I just picked up P. Craig Russell's interpretation about a week ago, and I like the story more (even though it really is the same exact story, in the same exact wording as much as possible) and I like the drawings more. That's unusual in one sense because I love Dave McKean's work, especially in conjunction with Gaiman's writing, but Russell's take just works better.

Some stories are told best in a visual medium. Perhaps this is one of those stories for me. (That said, I haven't seen the movie and don't care to, despite my love of stop-motion animation. I just remember being incredibly underwhelmed by all the media surrounding its release, and I haven't heard a single person tell me something enticing about it. I'll probably see it eventually, but in the meantime, Russell's graphic novel version works great for me.)

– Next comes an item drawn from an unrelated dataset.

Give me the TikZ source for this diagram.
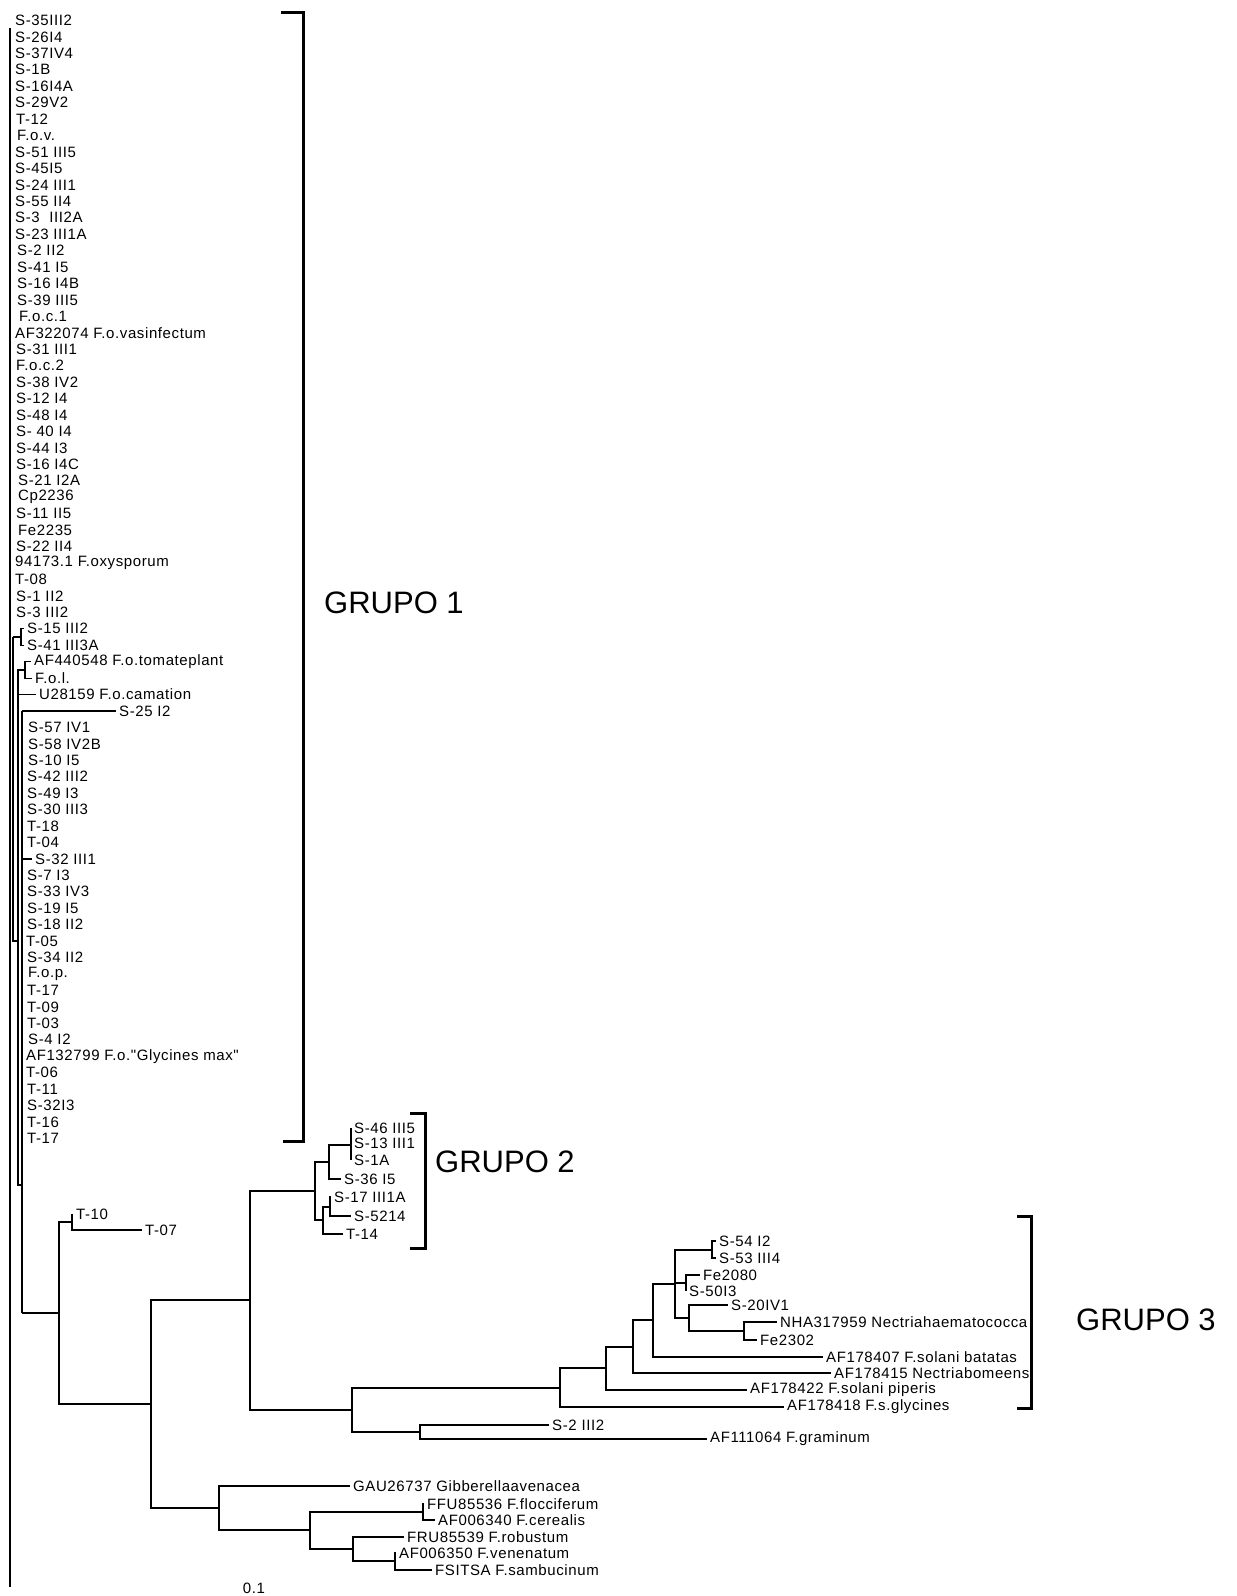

We are all aware that I'm not really the graphic novel lover on this blog.  And I think the BIGGEST problem with the GN this week is that I was already so familiar with the Coraline story.

How Russell portrayed Coraline is not how I have envisioned her at ALL over the years.  I thought that she was too old and too blond.  And that threw me out of the GN for its entirety.  I just couldn't get over how WEIRD Coraline looked.  Also, as happens with a graphic novel, the dialogue was, well, just that,  dialogue.  There's not a lot of descriptors going on because you're supposed to DRAW that stuff.  So when I read the GN of Coraline in comparison with the book, I realized that I just love the book so much more.

Maybe that's because Gaiman is an amazing writer.  I mean, of the few books I've read by him, I actually like Coraline the best (to be fair, I've only read about three books by him, so that opinion could change).  I think it's a great book and so very his style and manages to be a decently creepy kids book with this awesomely independent kid.  I just don't think it translated well into graphic novel.  I feel like something was lost.

That's not to say that EVERYTHING about the graphic novel was terrible.  I really liked Russell's portrayal of The Other Mother.  She was creepy, and seeing her in a multitude of frames, really just drove home that extreme creepiness.  And I liked that we got to see the house.  It was, actually, exactly how I pictured it in my head.

Coraline is a GREAT book, but if you want to read the story, pick up the book.  It's actually probably shorter than the graphic novel.